リスト明細調整フェーズでは次のように選択されます。

明細手数料フェーズでは、この非互換レベルのモディファイアが他にないため、「再包装手数料」が適用されます。

ヘッダー・レベル調整フェーズでは、「新規サイト値引」は排他グループであるため、このフェーズで適用される唯一のモディファイアです。

ヘッダー・レベル手数料フェーズでは、この非互換レベルのモディファイアが他にないため、「取扱手数料」が適用されます。

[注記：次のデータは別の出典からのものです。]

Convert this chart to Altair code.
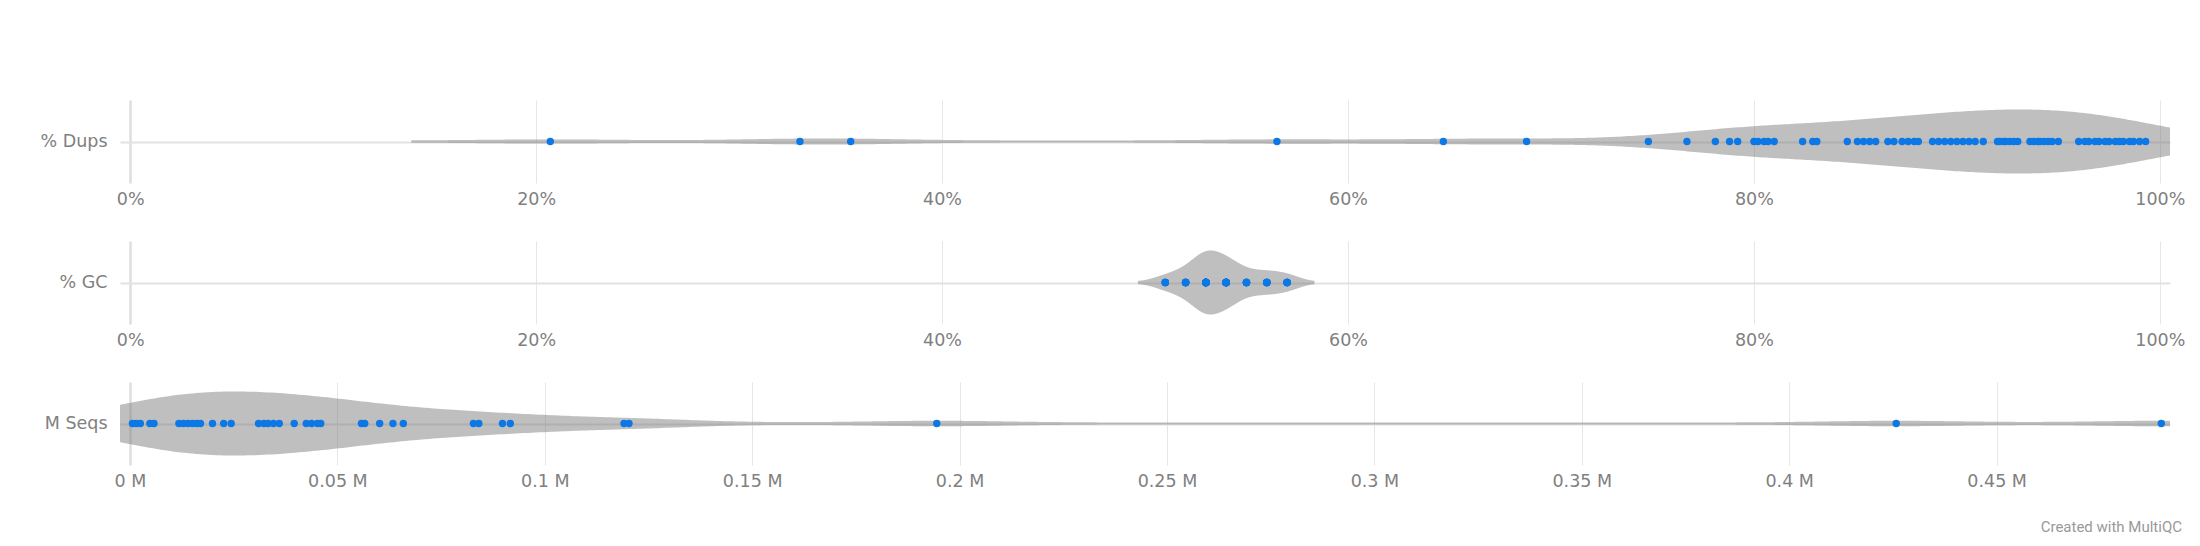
import altair as alt
import pandas as pd

# ---- data ----
dups = [20.7, 33.0, 35.5, 56.5, 64.7, 68.8, 74.8, 76.7, 78.1, 78.8, 79.2,
        80.0, 80.2, 80.5, 80.7, 81.0,
        82.4, 82.9, 83.1,
        84.6,
        85.1, 85.4, 85.7, 86.0,
        86.6, 86.9, 87.3, 87.6, 87.9, 88.1,
        88.8, 89.1, 89.4, 89.7, 90.0, 90.3, 90.6, 90.9,
        91.3,
        92.0, 92.1, 92.3, 92.4, 92.6, 92.8, 93.0,
        93.6, 93.8, 94.0, 94.1, 94.3, 94.5, 94.7, 95.0,
        96.0,
        96.3, 96.5, 96.8, 97.0, 97.3, 97.5, 97.8, 98.0, 98.2, 98.5, 98.7, 99.0, 99.3]

gc_values = [51, 52, 53, 54, 55, 56, 57]
gc_counts = [4, 7, 19, 14, 6, 6, 5]

mseqs = [0.0006, 0.0015, 0.0025, 0.0048, 0.0058,
         0.0118, 0.0129, 0.0140, 0.0151, 0.0161, 0.0170,
         0.0199, 0.0226, 0.0244,
         0.0310, 0.0323, 0.0333, 0.0346, 0.0360,
         0.0396, 0.0425, 0.0438, 0.0452, 0.0460,
         0.0558, 0.0566, 0.0602, 0.0634, 0.0659,
         0.0828, 0.0841, 0.0898, 0.0917,
         0.1191, 0.1203,
         0.1945, 0.4258, 0.4897]

row_labels = ["% Dups", "% GC", "M Seqs"]
pct_ticks = [0, 20, 40, 60, 80, 100]
m_ticks = [0, 0.05, 0.1, 0.15, 0.2, 0.25, 0.3, 0.35, 0.4, 0.45]

gc = []
for v, c in zip(gc_values, gc_counts):
    gc += [v] * c

# ---- style ----
W = 2050
H = 83
FONT = "DejaVu Sans"
FS = 17.5
LABEL_COLOR = "#808080"
GRID = "#e6e6e6"
VIOLIN = "#808080"
POINT = "#0b78e6"
HALF = 41.5 / 31.0


def panel(values, label, domain, ticks, label_expr, bw, extent, extra=None):
    df = pd.DataFrame({"v": values})
    base = alt.Chart(df)
    x_axis = alt.Axis(values=ticks, labelExpr=label_expr, grid=True,
                      gridColor={"condition": {"test": "datum.value === 0", "value": "#dedede"}, "value": GRID},
                      gridWidth={"condition": {"test": "datum.value === 0", "value": 2.5}, "value": 1},
                      domain=False, ticks=False, labelFont=FONT, labelFontSize=FS,
                      labelColor=LABEL_COLOR, labelPadding=7, labelFlush=False,
                      minExtent=30, maxExtent=30, title=None)
    y_axis = alt.Axis(values=[0], labelExpr="'" + label + "'", grid=True, gridColor="#e2e2e2",
                      gridWidth=2, domain=False, ticks=False, labelFont=FONT, labelFontSize=FS,
                      labelColor=LABEL_COLOR, labelPadding=13, minExtent=100, maxExtent=100,
                      title=None)
    xs = alt.Scale(domain=domain, nice=False, zero=False)
    ys = alt.Scale(domain=[-HALF, HALF], nice=False, zero=False)
    violin = (base
              .transform_density("v", as_=["v", "density"], bandwidth=bw, extent=extent, steps=600)
              .transform_joinaggregate(dmax="max(density)")
              .transform_calculate(top="datum.density / datum.dmax",
                                   bot="-datum.density / datum.dmax")
              .mark_area(color=VIOLIN, stroke=VIOLIN, strokeWidth=2, opacity=0.5,
                         clip=True, orient="vertical", interpolate="linear")
              .encode(x=alt.X("v:Q", scale=xs, axis=x_axis),
                      y=alt.Y("top:Q", scale=ys, axis=y_axis),
                      y2="bot:Q"))
    pts = (base.transform_calculate(row="0")
           .mark_circle(size=55, color=POINT, opacity=1)
           .encode(x="v:Q", y="row:Q"))
    layers = [violin, pts]
    if extra is not None:
        layers.append(extra)
    return alt.layer(*layers).properties(width=W, height=H)


credit = (alt.Chart(pd.DataFrame({"t": ["Created with MultiQC"]}))
          .mark_text(align="right", baseline="middle", font="Roboto", fontSize=15, color="#999999")
          .encode(text="t:N", x=alt.value(W + 12), y=alt.value(145)))

p1 = panel(dups, row_labels[0], [-0.5, 100.5], pct_ticks, "datum.value + '%'", 3.4, [13.9, 106.1])
p2 = panel(gc, row_labels[1], [-0.5, 100.5], pct_ticks, "datum.value + '%'", 0.65, [49.7, 58.3])
p3 = panel(mseqs, row_labels[2], [-0.0024, 0.4918], m_ticks, "format(datum.value, '~g') + ' M'",
           0.017, [-0.04, 0.53], extra=credit)

chart = (alt.vconcat(p1, p2, p3, spacing=28)
         .properties(padding={"left": 12, "top": 92, "right": 5, "bottom": 5}, background="white")
         .configure_view(stroke=None))

chart.save("out.html", embed_options={"renderer": "svg", "actions": False})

価格設定フェーズ モディファイア 非互換グループ クオリファイア/製品属性 優先 エンジンの選択
リスト明細調整 優先値引 レベル1 顧客区分
品目番号
310
220
選択
リスト明細調整 サマー・キャンペーン レベル2 販売チャネル
全品目
320
315
非選択
リスト明細調整 XYZブランド値引 レベル2 品目カテゴリ 290 選択
明細手数料 再包装手数料 レベル1 品目番号 220 選択
ヘッダー・レベル調整 新規サイト値引 排他 サイト使用
品目ALL
270
315
選択
ヘッダー・レベル調整 受注額による値引 レベル1 顧客名
品目番号
260
220
非選択
ヘッダー・レベル調整 独立記念日キャンペーン レベル1 販売チャネル
全品目
320
315
非選択
ヘッダー・レベル手数料 取扱手数料 レベル1 なし なし 選択

モディファイア: 最善価格による非互換解決

価格設定エンジンは、モディファイアAとモディファイアBが非互換であることを確認します。フェーズの非互換性解決コードは最善価格に設定されています。モディファイアAは10%の値引で、モディファイアBは他の品目値引で比較値は200です。モディファイアが適用される品目の定価は1000ドルです。エンジンは、共通の特典パーセントを計算して、最も数値の大きいモディファイアを判別します。

モディファイア 計算 共通の特典パーセント 最大数値
A 10% なし 10 非選択
B 200比較値 200比較値/1000定価 20 選択

モディファイアBの共通の特典パーセントが最も大きいため、最善価格の値引として適用されます。

注意: 最善価格処理は、受注レベルのモディファイア・タイプ(「値引」、「追加料金」、「運送および特別手数料」)には使用できません。